Últimamente, parece que el mayor deporte nacional es quejarse de la falta de trabajadores. Desde el sector de la hostelería hasta la construcción, pasando por la industria y la agricultura, los empresarios no hacen más que lamentarse: "Nadie quiere trabajar". Y claro, uno se pregunta si será cierto o si, por el contrario, la falta de "voluntarios" tiene más que ver con las condiciones que con las ganas. Porque, vamos a ser honestos: ¿quién se niega a ganarse la vida con un sueldo digno, un buen horario y un ambiente laboral respetuoso? Parece casi ciencia ficción, ¿verdad?
En Galicia, tierra de emigrantes y de los que siempre le echaron ganas al trabajo, ahora resulta que nos han malacostumbrado al sofá y al Netflix, o eso dicen. Porque, según algunos, aquí la gente prefiere estar en casa sin hacer nada antes que levantar una caja de marisco o servir un café con leche. Vaya, que no hemos aprendido nada de nuestros abuelos, esos que cruzaban el charco en busca de una oportunidad, aunque fuese lavando platos en Buenos Aires o recogiendo uvas en Suiza. Pero, ¿y si resulta que no es que no queramos trabajar, sino que no nos merece la pena?

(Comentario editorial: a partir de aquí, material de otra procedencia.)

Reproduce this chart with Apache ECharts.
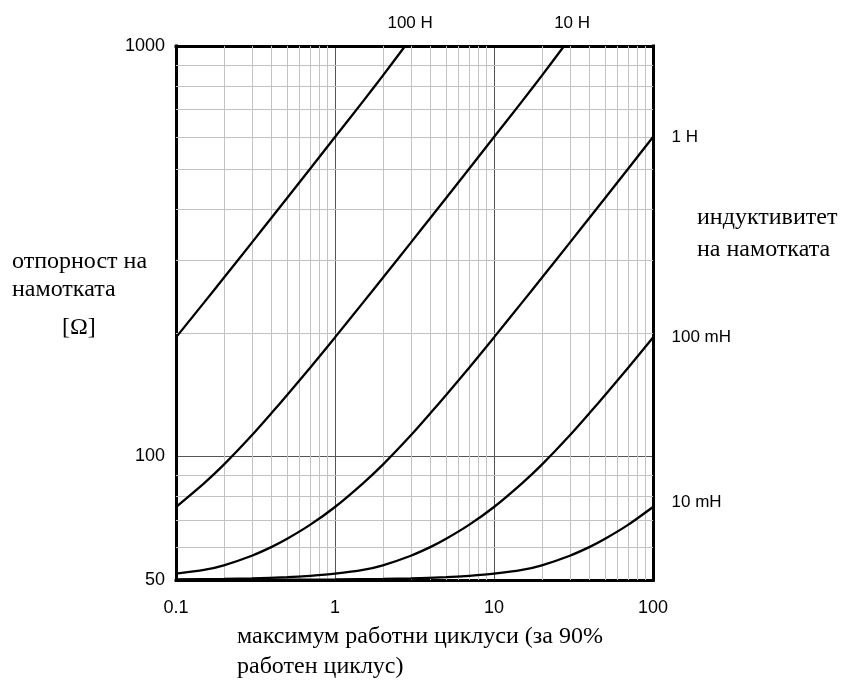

Porque si miramos un poco más de cerca, las cosas empiezan a oler a percebes pasados. Un contrato temporal de dos meses, sin posibilidad de crecimiento, por un sueldo que apenas alcanza para pagar la gasolina y los bocatas de la semana… No parece precisamente un sueño hecho realidad. Si a eso le añadimos jornadas interminables, festivos que desaparecen como el humo y un trato que, en algunos casos, deja mucho que desear, ¿a quién le extraña que la gente prefiera quedarse en casa o buscar oportunidades fuera de nuestras fronteras?
Además, la retahíla de "nadie quiere trabajar" siempre viene de las mismas bocas: empresarios que, por lo visto, llevan años sin pisar una cola del paro o tener que rebuscar entre las monedas para llegar a fin de mes. Claro, desde el despacho, con aire acondicionado en verano y calefacción en invierno, todo parece más fácil. Quizá lo que falta no sean trabajadores, sino condiciones dignas para que la gente quiera quedarse.
En Galicia siempre nos hemos caracterizado por ser duros, por aguantar carros y carretas, pero incluso el más curtido percebeiro tiene un límite. Y ese límite parece haberse alcanzado. No se trata de que no queramos trabajar, se trata de que no queremos seguir haciéndolo a cualquier precio. Así que, a lo mejor, en vez de quejarse tanto, algunos deberían empezar a replantearse qué tipo de trabajo están ofreciendo.
Que al final, entre subir la inflación y bajar los sueldos, igual la falta de ganas no es el problema, sino la falta de un horizonte digno. Porque, como decía mi abuela, "aquí o nos ayudan, o se nos lleva la marea".
¿Será que tenemos mala suerte o, simplemente, estamos cansados de que nos tomen el pelo?